According to the Palestinian source, Israel clearly knows that the missile firings were not caused by technical glitches, just as it knows that no bolt of lightning launched the rocket on Beersheba in October. Instead, Israel views these as organizational glitches. And Israel understands that those firing the missiles are openly challenging Hamas' leadership.
Israel was willing to adopt the technical glitch explanation for several reasons.
First, Hamas admitted that the movement’s leadership did not OK the launches and is not interested in aggravating the situation. On the contrary: Hamas and Egypt are seriously discussing a Hamas-Israeli truce.
Second, Israel is not interested in a broad military campaign so close to elections.
Third, the Eurovision competition will take place in Tel Aviv in May. An all-out armed conflict with Hamas would lead to canceling the competition.
The following information appeared on the British newspaper The Independent's Arabic website: During these tense hours in Gaza and Tel Aviv, Hamas senior Moussa Abu Marzouk and Shin Bet Director Nadav Argaman met in Cairo and dialogued directly. They reached various understandings regarding the rocket and missile launchings, and easements on Gaza as part of a future arrangement. The parties have been working on this arrangement for many long months.

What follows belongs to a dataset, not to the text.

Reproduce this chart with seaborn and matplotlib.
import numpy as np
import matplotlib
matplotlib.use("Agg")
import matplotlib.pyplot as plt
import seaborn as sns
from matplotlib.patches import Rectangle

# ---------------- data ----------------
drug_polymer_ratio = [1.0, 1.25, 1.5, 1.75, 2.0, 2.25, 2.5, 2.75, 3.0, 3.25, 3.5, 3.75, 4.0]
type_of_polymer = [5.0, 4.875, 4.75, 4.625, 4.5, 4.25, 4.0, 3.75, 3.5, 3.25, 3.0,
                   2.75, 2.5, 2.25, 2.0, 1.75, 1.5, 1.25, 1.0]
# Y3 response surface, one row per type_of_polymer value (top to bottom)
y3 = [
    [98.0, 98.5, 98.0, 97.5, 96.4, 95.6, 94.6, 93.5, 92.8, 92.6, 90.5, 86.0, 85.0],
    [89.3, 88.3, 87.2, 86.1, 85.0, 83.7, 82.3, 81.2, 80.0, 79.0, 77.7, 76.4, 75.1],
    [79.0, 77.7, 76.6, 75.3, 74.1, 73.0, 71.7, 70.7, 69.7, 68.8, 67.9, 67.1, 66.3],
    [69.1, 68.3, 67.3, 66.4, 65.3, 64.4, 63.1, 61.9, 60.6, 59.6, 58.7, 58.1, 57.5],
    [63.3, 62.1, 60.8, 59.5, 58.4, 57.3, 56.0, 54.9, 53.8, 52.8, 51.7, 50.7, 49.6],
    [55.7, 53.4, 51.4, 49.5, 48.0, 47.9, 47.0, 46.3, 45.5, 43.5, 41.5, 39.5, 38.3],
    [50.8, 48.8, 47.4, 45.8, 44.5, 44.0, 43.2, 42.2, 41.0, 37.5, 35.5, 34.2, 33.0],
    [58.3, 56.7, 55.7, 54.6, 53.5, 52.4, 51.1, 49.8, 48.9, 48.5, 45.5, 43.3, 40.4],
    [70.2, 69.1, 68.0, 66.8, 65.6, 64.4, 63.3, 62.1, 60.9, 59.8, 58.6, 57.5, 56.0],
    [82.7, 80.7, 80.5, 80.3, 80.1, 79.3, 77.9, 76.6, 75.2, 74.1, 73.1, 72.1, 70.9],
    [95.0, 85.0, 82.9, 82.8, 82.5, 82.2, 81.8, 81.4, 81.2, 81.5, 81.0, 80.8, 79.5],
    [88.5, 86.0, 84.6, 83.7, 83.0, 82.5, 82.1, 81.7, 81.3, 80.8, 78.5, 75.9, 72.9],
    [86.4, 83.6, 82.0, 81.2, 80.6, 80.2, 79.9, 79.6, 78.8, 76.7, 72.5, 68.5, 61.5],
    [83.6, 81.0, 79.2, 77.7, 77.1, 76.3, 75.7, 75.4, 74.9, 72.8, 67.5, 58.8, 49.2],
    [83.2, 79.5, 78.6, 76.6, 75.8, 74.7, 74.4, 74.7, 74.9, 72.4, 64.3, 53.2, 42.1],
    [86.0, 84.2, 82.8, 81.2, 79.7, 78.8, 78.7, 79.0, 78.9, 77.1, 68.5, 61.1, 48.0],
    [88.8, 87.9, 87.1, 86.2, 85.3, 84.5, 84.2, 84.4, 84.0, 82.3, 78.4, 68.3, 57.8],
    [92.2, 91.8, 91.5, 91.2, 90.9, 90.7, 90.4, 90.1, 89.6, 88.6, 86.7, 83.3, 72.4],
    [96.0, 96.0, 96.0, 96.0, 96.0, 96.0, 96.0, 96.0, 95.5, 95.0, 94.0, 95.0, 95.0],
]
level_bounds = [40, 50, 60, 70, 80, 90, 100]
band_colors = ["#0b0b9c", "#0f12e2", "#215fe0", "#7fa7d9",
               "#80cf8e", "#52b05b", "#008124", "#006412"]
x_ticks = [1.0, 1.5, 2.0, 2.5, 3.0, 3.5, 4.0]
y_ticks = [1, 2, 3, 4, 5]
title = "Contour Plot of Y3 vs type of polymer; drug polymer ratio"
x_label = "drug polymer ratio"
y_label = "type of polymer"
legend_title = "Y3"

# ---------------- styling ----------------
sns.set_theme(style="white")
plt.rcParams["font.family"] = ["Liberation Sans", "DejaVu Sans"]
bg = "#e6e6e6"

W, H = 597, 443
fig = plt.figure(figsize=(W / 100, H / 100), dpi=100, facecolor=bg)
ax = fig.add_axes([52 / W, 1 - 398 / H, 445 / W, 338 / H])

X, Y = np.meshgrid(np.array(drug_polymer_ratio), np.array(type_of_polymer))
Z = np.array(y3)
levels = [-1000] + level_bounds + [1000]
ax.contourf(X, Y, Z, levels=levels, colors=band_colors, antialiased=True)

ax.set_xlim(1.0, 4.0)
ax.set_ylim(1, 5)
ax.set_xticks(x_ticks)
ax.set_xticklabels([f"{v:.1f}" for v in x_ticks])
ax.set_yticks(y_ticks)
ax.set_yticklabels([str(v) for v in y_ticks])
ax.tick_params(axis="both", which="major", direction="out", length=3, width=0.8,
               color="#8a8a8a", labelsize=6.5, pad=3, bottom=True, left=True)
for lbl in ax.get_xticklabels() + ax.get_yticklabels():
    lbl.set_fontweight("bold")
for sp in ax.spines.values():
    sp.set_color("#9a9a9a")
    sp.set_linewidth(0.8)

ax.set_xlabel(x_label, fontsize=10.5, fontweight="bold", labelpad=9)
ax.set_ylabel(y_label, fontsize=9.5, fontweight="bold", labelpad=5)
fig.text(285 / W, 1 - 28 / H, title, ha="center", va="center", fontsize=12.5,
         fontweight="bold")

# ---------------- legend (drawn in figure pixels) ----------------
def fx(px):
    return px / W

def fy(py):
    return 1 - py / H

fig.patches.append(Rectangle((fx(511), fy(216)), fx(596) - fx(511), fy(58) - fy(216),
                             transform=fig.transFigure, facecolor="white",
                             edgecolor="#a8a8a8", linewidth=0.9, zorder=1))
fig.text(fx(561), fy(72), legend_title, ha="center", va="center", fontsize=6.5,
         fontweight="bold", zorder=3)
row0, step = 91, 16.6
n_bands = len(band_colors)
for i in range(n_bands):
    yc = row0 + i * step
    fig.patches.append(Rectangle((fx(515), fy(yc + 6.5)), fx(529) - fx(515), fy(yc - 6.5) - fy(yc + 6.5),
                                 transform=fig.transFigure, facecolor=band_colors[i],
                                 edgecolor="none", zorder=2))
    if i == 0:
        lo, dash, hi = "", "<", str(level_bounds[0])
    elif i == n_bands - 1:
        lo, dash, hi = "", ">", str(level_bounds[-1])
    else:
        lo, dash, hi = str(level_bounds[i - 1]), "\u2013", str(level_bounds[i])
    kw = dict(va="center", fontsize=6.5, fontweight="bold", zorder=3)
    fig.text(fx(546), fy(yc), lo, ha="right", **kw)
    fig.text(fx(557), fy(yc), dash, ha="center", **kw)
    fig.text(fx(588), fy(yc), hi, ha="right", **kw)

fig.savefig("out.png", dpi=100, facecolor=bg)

Israel and Hamas denied this report. A Hamas source told Al-Monitor that Hamas has never held direct talks with Israel in the past, and will never do so in the future. Reminder: In the course of the final stages of the negotiations surrounding the Shalit prisoner-exchange deal, the Israeli and Hamas delegations sat in the same building (in Egypt’s intelligence headquarters in Cairo), but in separate rooms. And so, it seems that last weekend, Moussa Abu Marzouk and Nadav Argaman sat in separate rooms and transferred their messages to one another via Egyptian intelligence head Abbas Kamel.

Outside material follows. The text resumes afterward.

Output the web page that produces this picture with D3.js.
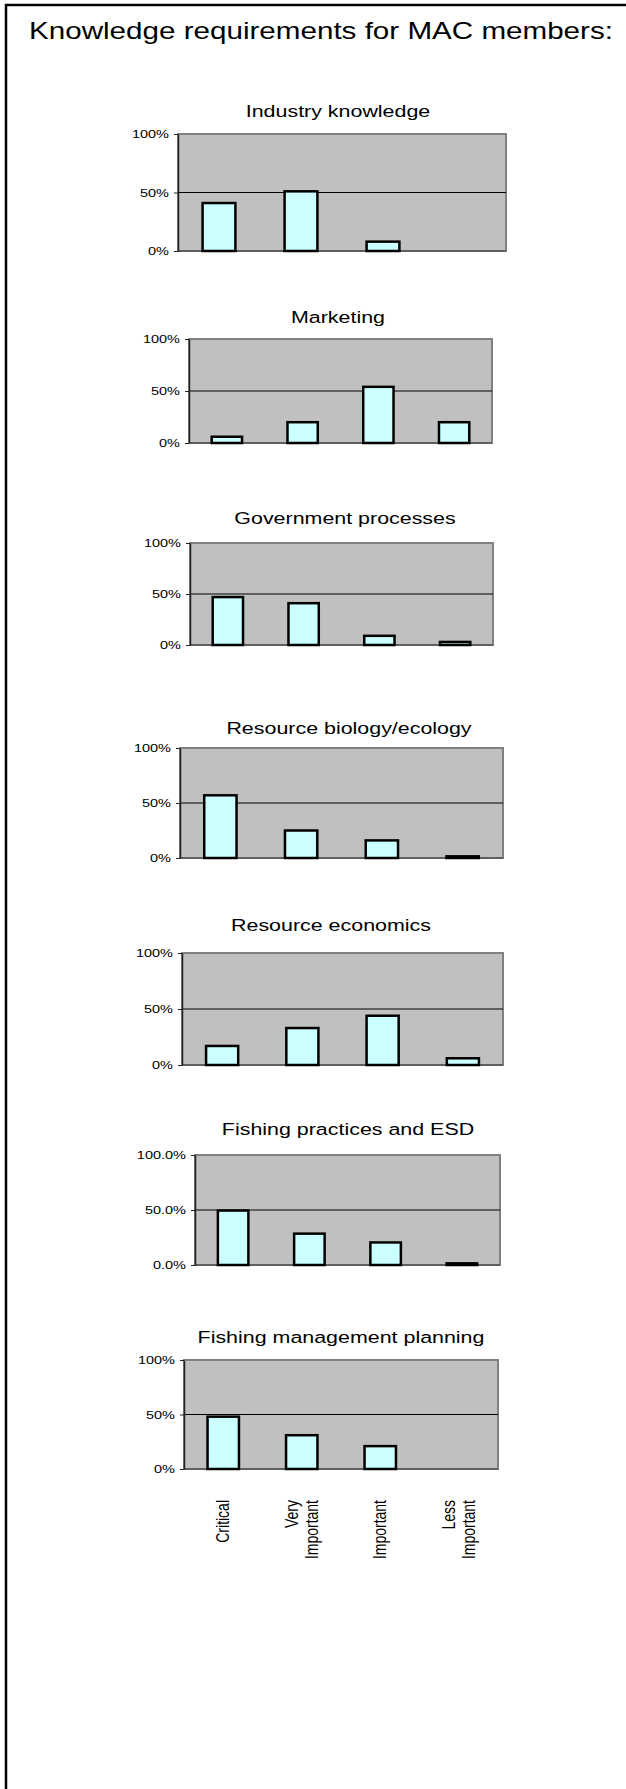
<!DOCTYPE html>
<html>
<head>
<meta charset="utf-8">
<script src="https://cdn.jsdelivr.net/npm/d3@7"></script>
<style>
  body { margin: 0; background: #fff; }
  text { font-family: Arial, 'Liberation Sans', sans-serif; fill: #000; }
</style>
</head>
<body>
<div id="page"></div>
<script>
const pageTitle = 'Knowledge requirements for MAC members:';
const categories = ['Critical', 'Very\nImportant', 'Important', 'Less\nImportant'];
const chartTitles = [
  'Industry knowledge',
  'Marketing',
  'Government processes',
  'Resource biology/ecology',
  'Resource economics',
  'Fishing practices and ESD',
  'Fishing management planning',
];

// share of respondents per importance level
const industryKnowledge = [0.41, 0.51, 0.08, 0];
const marketing = [0.06, 0.20, 0.54, 0.20];
const governmentProcesses = [0.47, 0.41, 0.09, 0.03];
const resourceBiology = [0.57, 0.25, 0.16, 0.015];
const resourceEconomics = [0.17, 0.33, 0.44, 0.06];
const fishingPractices = [0.495, 0.285, 0.205, 0.015];
const fishingManagement = [0.48, 0.31, 0.21, 0];

const seriesList = [industryKnowledge, marketing, governmentProcesses, resourceBiology,
  resourceEconomics, fishingPractices, fishingManagement];
const tickValues = [0, 0.5, 1];
const tickFormats = ['.0%', '.0%', '.0%', '.0%', '.0%', '.1%', '.0%'];

// where each little chart sits on the page
const boxes = [
  { left: 178, right: 506, top: 134, bottom: 251, titleX: 338, titleY: 117 },
  { left: 189, right: 492, top: 339, bottom: 443, titleX: 338, titleY: 323 },
  { left: 190, right: 493, top: 543, bottom: 645, titleX: 345, titleY: 524 },
  { left: 180, right: 503, top: 748, bottom: 858, titleX: 349, titleY: 734 },
  { left: 182, right: 503, top: 953, bottom: 1065, titleX: 331, titleY: 931 },
  { left: 195, right: 500, top: 1155, bottom: 1265, titleX: 348, titleY: 1135 },
  { left: 184, right: 498, top: 1360, bottom: 1469, titleX: 341, titleY: 1343 },
];

// the source picture is stretched sideways, so text gets widened too
const stretch = 1.26;

const svg = d3.select('#page')
  .append('svg')
  .attr('width', 626)
  .attr('height', 1789);

// page frame (left and top edges only)
svg.append('line')
  .attr('x1', 6).attr('x2', 6)
  .attr('y1', 4).attr('y2', 1789)
  .attr('stroke', '#000')
  .attr('stroke-width', 2.5);
svg.append('line')
  .attr('x1', 5).attr('x2', 626)
  .attr('y1', 5).attr('y2', 5)
  .attr('stroke', '#000')
  .attr('stroke-width', 2.5);

svg.append('text')
  .attr('transform', `translate(29,39) scale(${stretch},1)`)
  .style('font-size', '23.5px')
  .text(pageTitle);

function drawChart(index) {
  const box = boxes[index];
  const values = seriesList[index];
  const w = box.right - box.left;
  const h = box.bottom - box.top;

  svg.append('text')
    .attr('transform', `translate(${box.titleX},${box.titleY}) scale(${stretch},1)`)
    .attr('text-anchor', 'middle')
    .style('font-size', '17px')
    .text(chartTitles[index]);

  const g = svg.append('g')
    .attr('transform', `translate(${box.left},${box.top})`);

  const x = d3.scaleBand()
    .domain(categories)
    .range([0, w])
    .paddingInner(0.6)
    .paddingOuter(0.3);

  const y = d3.scaleLinear()
    .domain([0, 1])
    .range([h, 0]);

  g.append('rect')
    .attr('width', w)
    .attr('height', h)
    .attr('fill', '#c0c0c0')
    .attr('stroke', '#808080')
    .attr('stroke-width', 2);

  g.append('line')
    .attr('x1', 0).attr('x2', w)
    .attr('y1', y(0.5)).attr('y2', y(0.5))
    .attr('stroke', '#000')
    .attr('stroke-width', 1);

  g.append('line')
    .attr('x1', 0).attr('x2', w)
    .attr('y1', h).attr('y2', h)
    .attr('stroke', '#555')
    .attr('stroke-width', 1.5);

  const yAxis = d3.axisLeft(y)
    .tickValues(tickValues)
    .tickSize(4)
    .tickSizeOuter(0)
    .tickPadding(5)
    .tickFormat(d3.format(tickFormats[index]));

  const yAxisG = g.append('g')
    .attr('font-size', null)
    .attr('font-family', null)
    .call(yAxis);
  yAxisG.select('.domain')
    .attr('stroke', '#222')
    .attr('stroke-width', 1.5);
  yAxisG.selectAll('.tick line').attr('stroke', '#222');
  yAxisG.selectAll('.tick text')
    .attr('x', null)
    .attr('transform', `translate(-9,0) scale(${stretch},1)`)
    .style('font-size', '11.5px')
    .attr('fill', '#000');

  const bars = values
    .map((v, i) => ({ cat: categories[i], v }))
    .filter((d) => d.v > 0);

  g.selectAll('.bar')
    .data(bars)
    .join('rect')
    .attr('class', 'bar')
    .attr('x', (d) => x(d.cat))
    .attr('y', (d) => y(d.v))
    .attr('width', x.bandwidth())
    .attr('height', (d) => h - y(d.v))
    .attr('fill', '#ccffff')
    .attr('stroke', '#000')
    .attr('stroke-width', 2.5);

  // category names only under the last chart
  if (index === boxes.length - 1) {
    categories.forEach((cat) => {
      const lines = cat.split('\n');
      lines.forEach((line, j) => {
        const cx = x(cat) + x.bandwidth() / 2 + (j - (lines.length - 1) / 2) * 20;
        g.append('text')
          .attr('transform', `translate(${cx},${h + 31}) scale(${stretch},1) rotate(-90)`)
          .attr('text-anchor', 'end')
          .attr('dy', '0.35em')
          .style('font-size', '14px')
          .text(line);
      });
    });
  }
}

boxes.forEach((b, i) => drawChart(i));
</script>
</body>
</html>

According to the Hamas source, the talks about a long-term truce between the sides have advanced considerably. The problem is that at this point in time, the program is only on paper and limited to general declarations of intent. And what is needed now are practical steps that could mitigate or ease the problems on the ground in the suffering Gaza Strip. Currently, there is no one on the Israeli side who can make decisions due to the impending elections. It seems that Argaman’s stay in Cairo is only to transfer positive messages, and to play for time. The problem is that as far as Hamas is concerned, the sand has run out of the hourglass long ago.

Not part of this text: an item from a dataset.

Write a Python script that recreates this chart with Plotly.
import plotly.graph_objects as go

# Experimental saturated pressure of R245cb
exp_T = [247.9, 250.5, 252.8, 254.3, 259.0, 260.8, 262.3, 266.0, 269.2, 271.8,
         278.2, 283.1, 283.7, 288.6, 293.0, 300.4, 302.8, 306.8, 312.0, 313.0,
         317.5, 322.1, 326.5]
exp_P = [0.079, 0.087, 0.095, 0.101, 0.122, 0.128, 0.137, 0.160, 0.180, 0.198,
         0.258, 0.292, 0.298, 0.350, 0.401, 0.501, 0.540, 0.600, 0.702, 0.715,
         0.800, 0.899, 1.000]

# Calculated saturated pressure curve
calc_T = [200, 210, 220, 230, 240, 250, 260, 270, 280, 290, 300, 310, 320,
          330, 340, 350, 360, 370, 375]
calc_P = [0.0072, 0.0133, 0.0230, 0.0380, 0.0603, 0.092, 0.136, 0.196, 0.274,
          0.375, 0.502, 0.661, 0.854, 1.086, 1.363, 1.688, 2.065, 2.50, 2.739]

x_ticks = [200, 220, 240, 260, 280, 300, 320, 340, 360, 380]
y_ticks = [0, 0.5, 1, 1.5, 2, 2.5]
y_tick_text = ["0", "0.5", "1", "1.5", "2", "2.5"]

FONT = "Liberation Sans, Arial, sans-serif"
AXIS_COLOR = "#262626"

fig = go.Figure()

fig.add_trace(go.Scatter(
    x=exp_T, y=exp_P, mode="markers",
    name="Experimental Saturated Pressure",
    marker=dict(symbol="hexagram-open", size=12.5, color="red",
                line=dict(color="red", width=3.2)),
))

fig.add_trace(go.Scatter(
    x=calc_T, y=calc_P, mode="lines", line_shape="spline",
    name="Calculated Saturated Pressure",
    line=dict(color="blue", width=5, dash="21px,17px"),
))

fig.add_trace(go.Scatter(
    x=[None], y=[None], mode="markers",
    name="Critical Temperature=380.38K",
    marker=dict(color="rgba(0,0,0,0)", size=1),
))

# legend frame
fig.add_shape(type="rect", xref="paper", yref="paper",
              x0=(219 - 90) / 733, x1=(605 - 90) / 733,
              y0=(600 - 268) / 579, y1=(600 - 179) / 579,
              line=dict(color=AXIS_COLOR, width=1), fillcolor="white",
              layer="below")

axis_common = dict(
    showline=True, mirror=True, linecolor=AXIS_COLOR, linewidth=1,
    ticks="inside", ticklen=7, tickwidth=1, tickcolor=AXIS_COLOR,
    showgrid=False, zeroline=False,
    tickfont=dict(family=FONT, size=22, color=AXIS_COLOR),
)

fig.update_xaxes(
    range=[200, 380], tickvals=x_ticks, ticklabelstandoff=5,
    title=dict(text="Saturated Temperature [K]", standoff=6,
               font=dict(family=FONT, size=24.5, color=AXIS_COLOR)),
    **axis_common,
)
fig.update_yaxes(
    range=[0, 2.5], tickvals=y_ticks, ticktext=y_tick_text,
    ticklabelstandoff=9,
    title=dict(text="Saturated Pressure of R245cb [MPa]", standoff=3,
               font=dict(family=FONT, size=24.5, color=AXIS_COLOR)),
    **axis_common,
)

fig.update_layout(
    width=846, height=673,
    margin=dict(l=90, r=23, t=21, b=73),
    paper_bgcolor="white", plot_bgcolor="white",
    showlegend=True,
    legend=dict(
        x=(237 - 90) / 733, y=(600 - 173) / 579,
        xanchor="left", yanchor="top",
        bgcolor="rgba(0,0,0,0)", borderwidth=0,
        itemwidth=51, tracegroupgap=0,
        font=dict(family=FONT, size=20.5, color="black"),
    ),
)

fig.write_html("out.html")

Hours after the missiles were launched at Tel Aviv, and in light of the messages received in Cairo, Hamas was frightened by the thought of what could have taken place in Gaza if Israel hadn’t accepted the “technical glitch” excuse; therefore, they decided to cancel the fence demonstrations. The Egyptians also transferred this message to Israel. But after barely 48 hours of quiet had passed, Hamas leaders announced that they would intensify the night demonstrations and the Gaza border-fence confrontations on the weekends.
Will this now catalyze a deal with Israel? Certainly not. But pressures must be released, and Hamas prefers noisy fence demonstrations over an intractable breakaway faction that might decide that this is exactly the time to press the launch-missile button again.